= Portuguese Evangelical Lutheran Church =

The Portuguese Evangelical Lutheran Church (Igreja Evangélica Luterana Potuguesa or IELP) is a Confessional Lutheran church. It is a member of the European Lutheran Conference and of the International Lutheran Council.

== History ==

===Beginnings===
Rev. Rodolpho Hasse visited Portugal in 1952, followed by the president of the Evangelical Lutheran Church of Brazil (IELB). They intended to introduce a radio program and investigate the possibility of missionary work in Portugal. IELB's 32nd National Convention officially authorized the beginning of work in Portugal in 1954. The first Lutheran congregation was organized in Lisbon on 3 July 1958. The Portuguese Evangelical Lutheran Church was founded on 28 May 1959.

===Expansion===

At first the activities of the IELP were concentrated in the region between Lisbon and Caldas da Rainha. Work was expanded northward in the 1970s.
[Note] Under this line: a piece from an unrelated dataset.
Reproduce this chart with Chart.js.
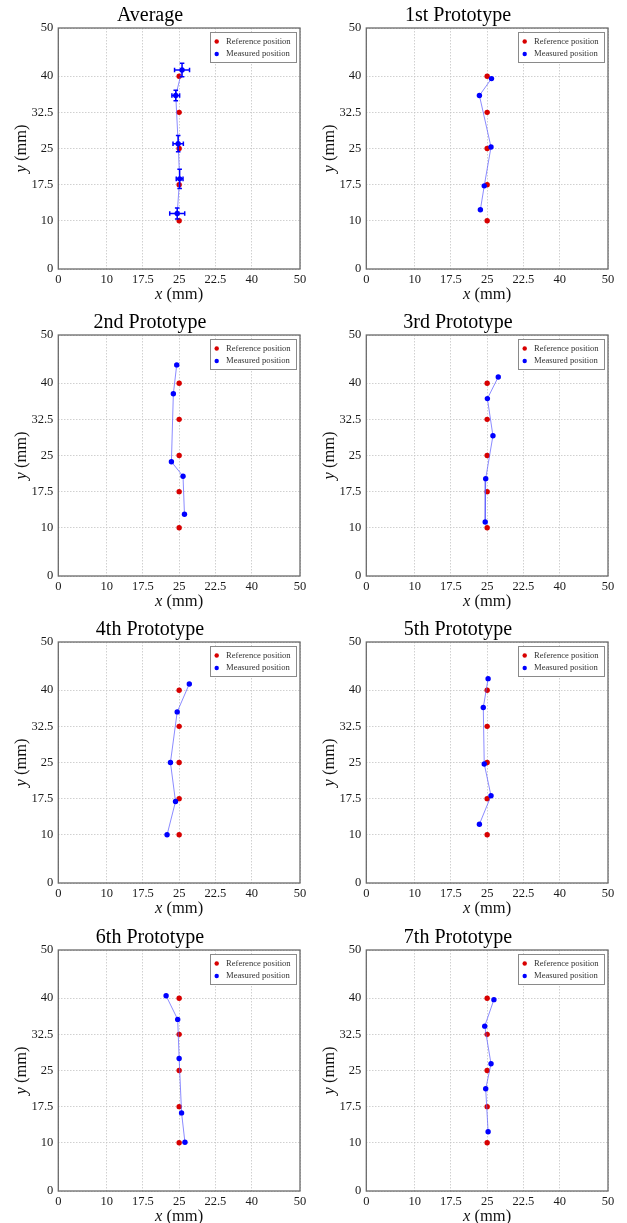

The first parish in the Porto District was established in the early 1990s.

===Current===

The IELP has regular activities in four localities: Mercês (Lisbon), Maia (Porto), Ponte de Lima (North), and Angra do Heroismo (Açores). The church has two active pastors and its president is Rev. Adalberto Hiller. The IELP has three congregations, 145 baptized members, and 112 communicant members.